アサヒビール(東京都墨田区)は、アサヒグループと東松島みらいとし機構(宮城県東松島市)が取り組む「希望の大麦プロジェクト」で収穫した大麦を使って、2022年よりウイスキー原酒の製造に向けた取り組みを開始します。
「希望の大麦プロジェクト」
アサヒグループは、東日本大震災の被災地復興を中長期的に応援したいという思いのもと、宮城県東松島市沿岸部の海水を被って被災した広大な土地の有効活用を目指し、これまでビール製造などで培ってきた知見を活かして大麦を栽培する「希望の大麦プロジェクト」を2014年にスタートしました。
試験栽培から始めて少しずつ栽培面積と収穫量を増やし、2015年には洋菓子の商品化が実現。2016年2月には宮城県やくらい地ビール製造所からクラフトビール『GRAND HOPE(グランドホープ)』を発売し、2016年10月からはアサヒグループのクラフトビール醸造所「隅田川ブルーイング」で『希望の大麦エール』を醸造し、グループの外食企業であるアサヒフードクリエイトの店舗で提供。2017年からは「希望の大麦」を一部使用した新ジャンル「クリアアサヒ」の限定商品を、2020年には「希望の大麦」を一部使用した『アサヒスーパードライ 東北復興応援缶』を限定発売しました。
地域に根ざした産業としてのウイスキー
「希望の大麦プロジェクト」は、2020年には栽培面積がプロジェクト立ち上げ当初から約14倍の19haまで拡大し、大麦の総収穫量は150tを突破と大きく成長。被災土地の有効活用に大きく貢献しました。

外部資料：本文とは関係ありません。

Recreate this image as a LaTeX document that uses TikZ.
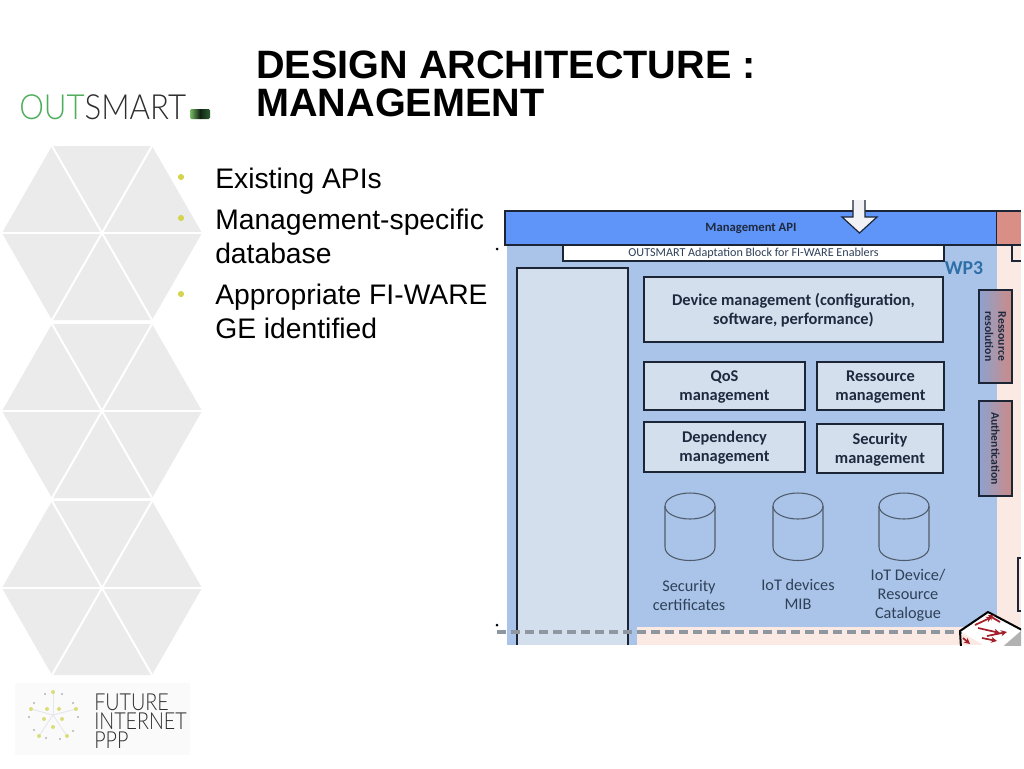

収穫量が増えた「希望の大麦」の新たな使用用途や販売先を検討する中、より中長期的なものづくりを通じて新たな価値を創造し、大麦の栽培や加工販売事業を地域に根ざした産業として確立することで地域のさらなる活性化と豊かな社会の実現につなげたいと、「希望の大麦」を原料とするウイスキーの商品化という新たな価値を提案しています。
今年6月に収穫する「希望の大麦」をアサヒビールが仕入れ、グループ会社であるアサヒビールモルトのもとで製麦作業を行い、2022年からニッカウヰスキー仙台工場で仕込み作業を開始する予定です。
東日本大震災から10年となる今年から始まる新たな取り組み。10年という節目は終わりではなく、まだまだ復興への道のりは続きます。未来につながる一歩を踏み出したウイスキーの熟成とともに本当の復興が進むのかも知れません。次の10年に向け、フォローしたい取り組みです。